O advogado do Google, Eduardo Furtado de Mendonça, também defendeu o aperfeiçoamento do Marco Civil, mas não a responsabilização das plataformas.
"Não faria sentido responsabilizar uma plataforma por não haver removido um conteúdo cujo o exame é polêmico, é sujeito a valorações subjetivas, que muitas vezes são objeto de divisão no próprio Poder Judiciário", argumenta o outro advogado.
A Associação Brasileira dos Centros de Inclusão Digital foi um dos autores do Marco Civil da Internet. O advogado da associação Daniel Dias disse que os usuários recorrem ao argumento de liberdade de expressão para cometer crimes e que hoje são as próprias plataformas que determinam o que removem ou não.
"Então a questão não é a remoção ou não desse conteúdo. A questão é se essa remoção vai ser feita tão somente -- e apenas -- com base nos termos de uso e compromisso, que são estipulados unilateralmente pelas próprias plataformas. Então, não é que elas não querem e não removam, elas não querem ter que remover com base em regras estatais. A nós nos parece que essa influência de regras estatais é, sim, positiva", diz o advogado da Associação Brasileira dos Centros de Inclusão Digital.
O advogado da Confederação Israelita do Brasil argumentou que as redes, hoje, servem para a rápida propagação das mensagens de ódio.

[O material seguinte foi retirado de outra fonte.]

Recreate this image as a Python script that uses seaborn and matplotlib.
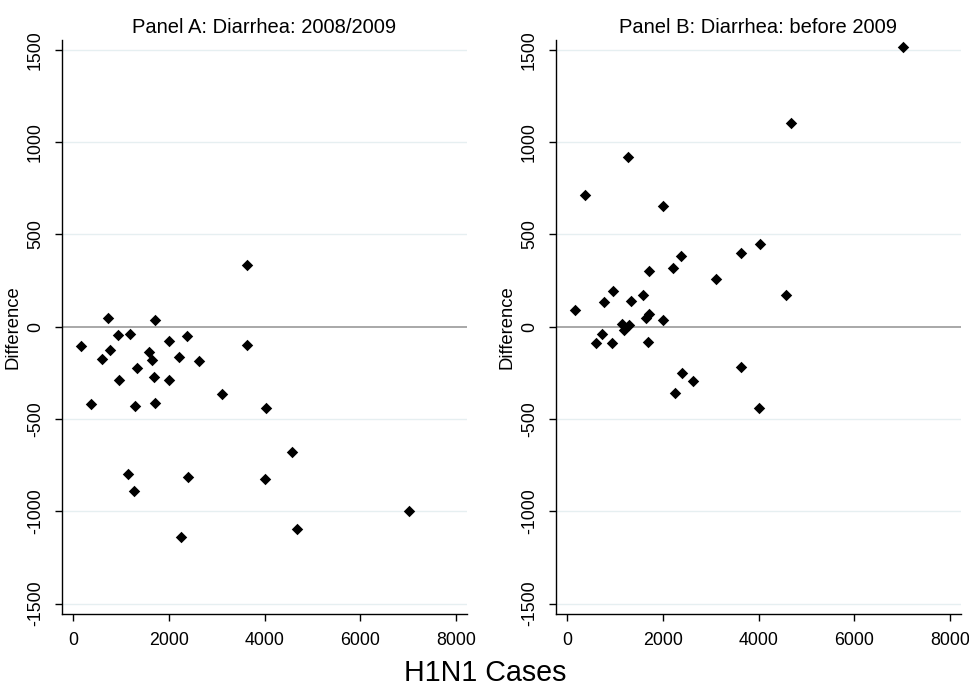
import pandas as pd
import numpy as np
import matplotlib
matplotlib.use("Agg")
import matplotlib.pyplot as plt
import seaborn as sns

# H1N1 cases per city (same cities in both panels)
h1n1_cases = [170, 376, 593, 720, 767, 930, 949, 1143, 1185, 1268, 1289, 1331,
              1582, 1645, 1687, 1714, 1715, 1994, 1995, 2209, 2257, 2370, 2397,
              2633, 3108, 3630, 3630, 4013, 4034, 4577, 4669, 7016]

# Panel A: difference vs diarrhea 2008/2009
diff_2008_2009 = [-106, -420, -173, 45, -125, -45, -290, -800, -38, -892, -431, -224,
                  -137, -180, -272, -413, 35, -76, -290, -162, -1138, -50, -812,
                  -186, -365, -99, 334, -825, -442, -679, -1094, -997]

# Panel B: difference vs diarrhea before 2009
diff_before_2009 = [91, 714, -89, -38, 135, -89, 196, 13, -18, 918, 11, 140,
                    171, 47, -82, 302, 67, 653, 37, 320, -360, 382, -249,
                    -293, 258, 400, -218, -440, 449, 171, 1103, 1517]

titles = ["Panel A: Diarrhea: 2008/2009", "Panel B: Diarrhea: before 2009"]
y_ticks = [-1500, -1000, -500, 0, 500, 1000, 1500]
x_ticks = [0, 2000, 4000, 6000, 8000]

sns.set_style("white")
plt.rcParams['font.family'] = ['Liberation Sans', 'DejaVu Sans']
plt.rcParams['text.color'] = 'black'
plt.rcParams['axes.labelcolor'] = 'black'

fig = plt.figure(figsize=(9.7, 6.97), dpi=100)
ax_a = fig.add_axes([0.0639, 0.1191, 0.4175, 0.8235])
ax_b = fig.add_axes([0.5732, 0.1191, 0.4175, 0.8235])

panels = [(ax_a, diff_2008_2009), (ax_b, diff_before_2009)]

for (ax, diffs), title in zip(panels, titles):
    df = pd.DataFrame({"cases": h1n1_cases, "diff": diffs})

    # light grid lines and the reference line at zero
    for yt in y_ticks:
        if yt != 0:
            ax.axhline(yt, color="#e6eff1", lw=1, zorder=0)
    ax.axhline(0, color="#9a9a9a", lw=1.2, zorder=1)

    sns.scatterplot(data=df, x="cases", y="diff", ax=ax, marker="D",
                    s=34, color="black", linewidth=0, zorder=3)

    ax.set_xlim(-236, 8230)
    ax.set_ylim(-1556, 1553)
    ax.set_xticks(x_ticks)
    ax.set_yticks(y_ticks)
    ax.set_xticklabels([str(t) for t in x_ticks], fontsize=12.8)
    ax.set_yticklabels([str(t) for t in y_ticks], fontsize=12.8,
                       rotation=90, va="center")
    ax.tick_params(axis="both", length=5, width=1, direction="out",
                   pad=8, colors="black", bottom=True, left=True)

    for side in ["top", "right"]:
        ax.spines[side].set_visible(False)
    for side in ["left", "bottom"]:
        ax.spines[side].set_color("black")
        ax.spines[side].set_linewidth(1)

    ax.set_xlabel("")
    ax.set_ylabel("Difference", fontsize=13.3, labelpad=4)
    ax.set_title(title, fontsize=14.5, pad=5)

fig.text(0.5, 0.014, "H1N1 Cases", ha="center", va="bottom", fontsize=20.6)

fig.savefig("out.png", dpi=100)
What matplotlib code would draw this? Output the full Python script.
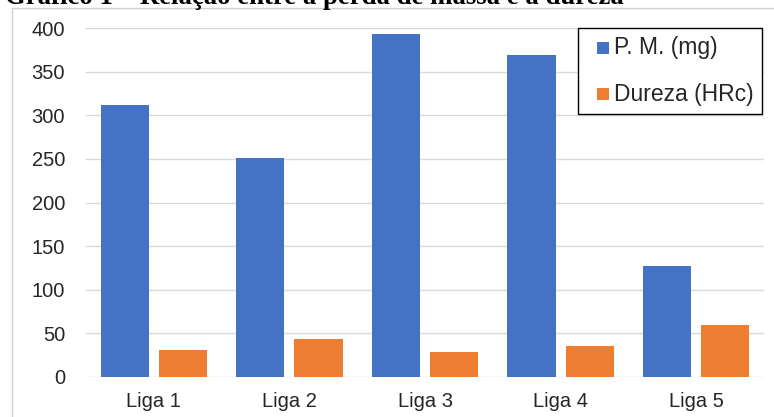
import matplotlib
matplotlib.use("Agg")
import matplotlib.pyplot as plt
import numpy as np
from matplotlib.lines import Line2D
from matplotlib.patches import Rectangle
from matplotlib.legend_handler import HandlerPatch

categories = ["Liga 1", "Liga 2", "Liga 3", "Liga 4", "Liga 5"]
pm_mg = [312, 251, 393, 369, 127]
dureza_hrc = [31, 43, 28, 35, 59]
yticks = [0, 50, 100, 150, 200, 250, 300, 350, 400]
title = "Gráfico 1 – Relação entre a perda de massa e a dureza"

W, H = 774, 417
fig = plt.figure(figsize=(W / 100, H / 100), dpi=100)
ax = fig.add_axes([86 / W, (H - 376.7) / H, (764 - 86) / W, (376.7 - 28.3) / H])

x = np.arange(len(categories))
bw = 0.355
off = 0.215
b1 = ax.bar(x - off, pm_mg, bw, color="#4472C4", label="P. M. (mg)", zorder=3)
b2 = ax.bar(x + off, dureza_hrc, bw, color="#ED7D31", label="Dureza (HRc)", zorder=3)

ax.set_xlim(-0.5, len(categories) - 0.5)
ax.set_ylim(0, 400)
ax.set_yticks(yticks)
ax.set_xticks(x)
ax.set_xticklabels(categories)
ax.grid(axis="y", color="#D9D9D9", linewidth=1, zorder=0)
for s in ax.spines.values():
    s.set_visible(False)
ax.tick_params(axis="both", length=0, labelsize=14.5, labelcolor="#262626")
ax.tick_params(axis="y", pad=15)
ax.tick_params(axis="x", pad=11)
for lab in ax.get_xticklabels() + ax.get_yticklabels():
    lab.set_fontfamily("Liberation Sans")


def square_right(legend, orig_handle, xdescent, ydescent, width, height, fontsize):
    s = 12 * 72 / 100  # square side in points
    return Rectangle((width - xdescent - s, -ydescent + (height - s) / 2 - 1), s, s)


hm = {b: HandlerPatch(patch_func=square_right) for b in (b1.patches[0], b2.patches[0])}
leg = ax.legend(handles=[b1.patches[0], b2.patches[0]], labels=["P. M. (mg)", "Dureza (HRc)"],
                handler_map=hm, loc="upper right",
                bbox_to_anchor=(762 / W, (H - 28) / H), bbox_transform=fig.transFigure,
                borderaxespad=0, fancybox=False, edgecolor="black",
                prop={"family": "Liberation Sans", "size": 16.5},
                handlelength=1.0, handleheight=0.52, handletextpad=0.22,
                labelspacing=1.03, borderpad=0.36, framealpha=1)
leg.get_frame().set_linewidth(1)
for t in leg.get_texts():
    t.set_color("#262626")

# chart frame (outer border)
fig.add_artist(Line2D([12 / W, 12 / W], [0, (H - 7.5) / H], transform=fig.transFigure,
                      color="#D0D0D0", linewidth=1))
fig.add_artist(Line2D([12 / W, 1], [(H - 7.5) / H, (H - 7.5) / H], transform=fig.transFigure,
                      color="#D0D0D0", linewidth=1))

fig.text(5 / W, (H - 4) / H, title, fontfamily="Liberation Serif", fontweight="bold",
         fontsize=19.3, va="baseline", ha="left", color="black")

fig.savefig("out.png", dpi=100)
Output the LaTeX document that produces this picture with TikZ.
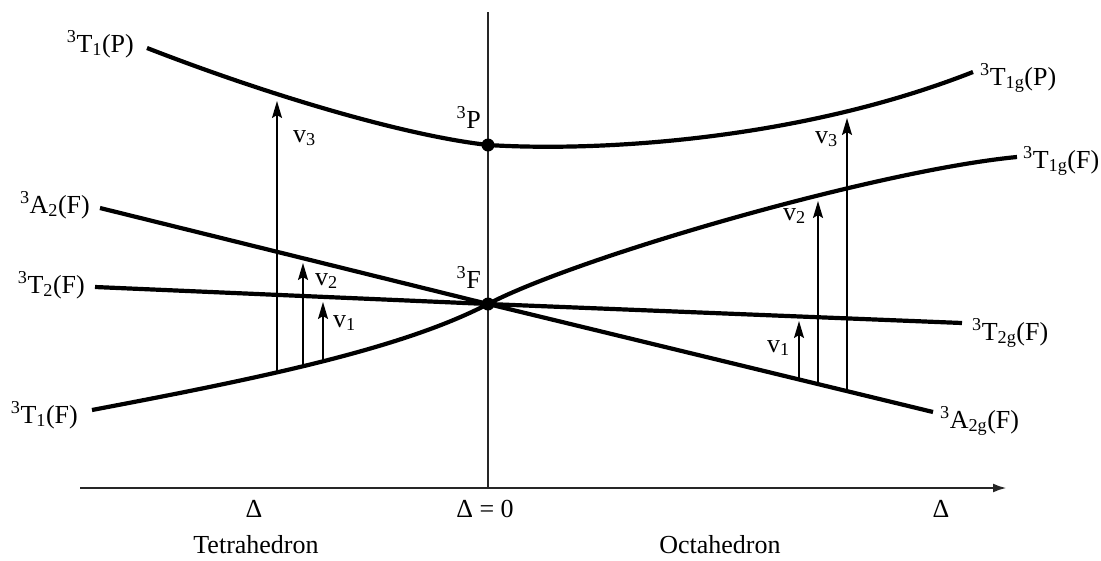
\documentclass[tikz,border=0pt]{standalone}
\usepackage{fontspec}
\setmainfont{Liberation Serif}
\usetikzlibrary{arrows.meta}
\begin{document}
\begin{tikzpicture}[x=1pt,y=-1pt,
  curve/.style={line width=4.2pt},
  axis/.style={line width=1.8pt, black!85},
  trans/.style={line width=1.8pt, -{Stealth[length=17pt,width=10pt,inset=3pt]}},
  lbl/.style={inner sep=0pt, font=\fontsize{26}{30}\selectfont},
  dot/.style={circle, fill=black, inner sep=0pt, minimum size=13pt}]
\useasboundingbox (0,0) rectangle (1101,560);
% axes
\coordinate (vtop) at (488,12);
\coordinate (vbot) at (488,488);
\coordinate (hl) at (80,488);
\coordinate (hr) at (1007,488);
\draw[axis] (vtop) -- (vbot);
\draw[line width=2.6pt, black!85, -{Latex[length=14pt,width=9pt]}] (hl) -- (hr);
% key points
\node[dot] (P) at (488,145) {};
\node[dot] (F) at (488,304) {};
\coordinate (TPl) at (147,48);
\coordinate (TPr) at (973,72);
\coordinate (TFl) at (92,410);
\coordinate (TFr) at (1017,157);
\coordinate (Al) at (100,208);
\coordinate (Ar) at (933,412);
\coordinate (Tl) at (95,287);
\coordinate (Tr) at (962,323);
% curves
\draw[curve] (TPl) .. controls (260,92) and (400,135) .. (P.center)
             .. controls (600,152) and (800,140) .. (TPr);
\draw[curve] (TFl) .. controls (250,380) and (400,350) .. (F.center)
             .. controls (580,256) and (880,170) .. (TFr);
\draw[curve] (Al) -- (F.center) -- (Ar);
\draw[curve] (Tl) -- (F.center) -- (Tr);
% transition arrows
\coordinate (a3s) at (277,373); \coordinate (a3e) at (277,101);
\coordinate (a2s) at (303,367); \coordinate (a2e) at (303,263);
\coordinate (a1s) at (323,362); \coordinate (a1e) at (323,302);
\coordinate (b1s) at (799,379); \coordinate (b1e) at (799,321);
\coordinate (b2s) at (818,384); \coordinate (b2e) at (818,201);
\coordinate (b3s) at (847,391); \coordinate (b3e) at (847,118);
\draw[trans] (a3s) -- (a3e);
\draw[trans] (a2s) -- (a2e);
\draw[trans] (a1s) -- (a1e);
\draw[trans] (b1s) -- (b1e);
\draw[trans] (b2s) -- (b2e);
\draw[trans] (b3s) -- (b3e);
% state labels
\node[lbl, anchor=base east] (lTP) at (134,52) {\textsuperscript{3}T\textsubscript{1}(P)};
\node[lbl, anchor=base east] (lA) at (90,213) {\textsuperscript{3}A\textsubscript{2}(F)};
\node[lbl, anchor=base east] (lT) at (85,293) {\textsuperscript{3}T\textsubscript{2}(F)};
\node[lbl, anchor=base east] (lTF) at (78,423) {\textsuperscript{3}T\textsubscript{1}(F)};
\node[lbl, anchor=base east] (lP) at (481,128) {\textsuperscript{3}P};
\node[lbl, anchor=base east] (lF) at (481,288) {\textsuperscript{3}F};
\node[lbl, anchor=base west] (rTP) at (980,85) {\textsuperscript{3}T\textsubscript{1g}(P)};
\node[lbl, anchor=base west] (rTF) at (1023,168) {\textsuperscript{3}T\textsubscript{1g}(F)};
\node[lbl, anchor=base west] (rT) at (972,340) {\textsuperscript{3}T\textsubscript{2g}(F)};
\node[lbl, anchor=base west] (rA) at (940,428) {\textsuperscript{3}A\textsubscript{2g}(F)};
% transition labels
\node[lbl, anchor=base west] (nl3) at (293,142) {v\textsubscript{3}};
\node[lbl, anchor=base west] (nl2) at (315,285) {v\textsubscript{2}};
\node[lbl, anchor=base west] (nl1) at (333,327) {v\textsubscript{1}};
\node[lbl, anchor=base west] (nr3) at (815,143) {v\textsubscript{3}};
\node[lbl, anchor=base west] (nr2) at (783,220) {v\textsubscript{2}};
\node[lbl, anchor=base west] (nr1) at (767,352) {v\textsubscript{1}};
% axis labels
\node[lbl, anchor=base] (d1) at (254,517) {Δ};
\node[lbl, anchor=base] (d0) at (485,517) {Δ = 0};
\node[lbl, anchor=base] (d2) at (941,517) {Δ};
\node[lbl, anchor=base] (tet) at (256,553) {Tetrahedron};
\node[lbl, anchor=base] (oct) at (720,553) {Octahedron};
\end{tikzpicture}
\end{document}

"Excelências, não se trata de tornar ilegais discursos anteriormente lícitos, mas da obrigação de se estabelecer regime de responsabilidade e conformidade para o gerenciamento de conteúdo nocivo, manifestamente ilegal, nos seguintes termos em que nós propomos como teses: ilícitos tipificados criminalmente, especialmente o racismo, o terrorismo, instigação ao suicídio, violência contra a mulher e ilícitos contra crianças e adolescentes devem ser tratados e removidos em até 24 horas pelas plataformas que moderam os limites da liberdade de expressão", diz o advogado.
O julgamento será retomado amanhã, com os votos dos relatores e dos demais ministros da Corte.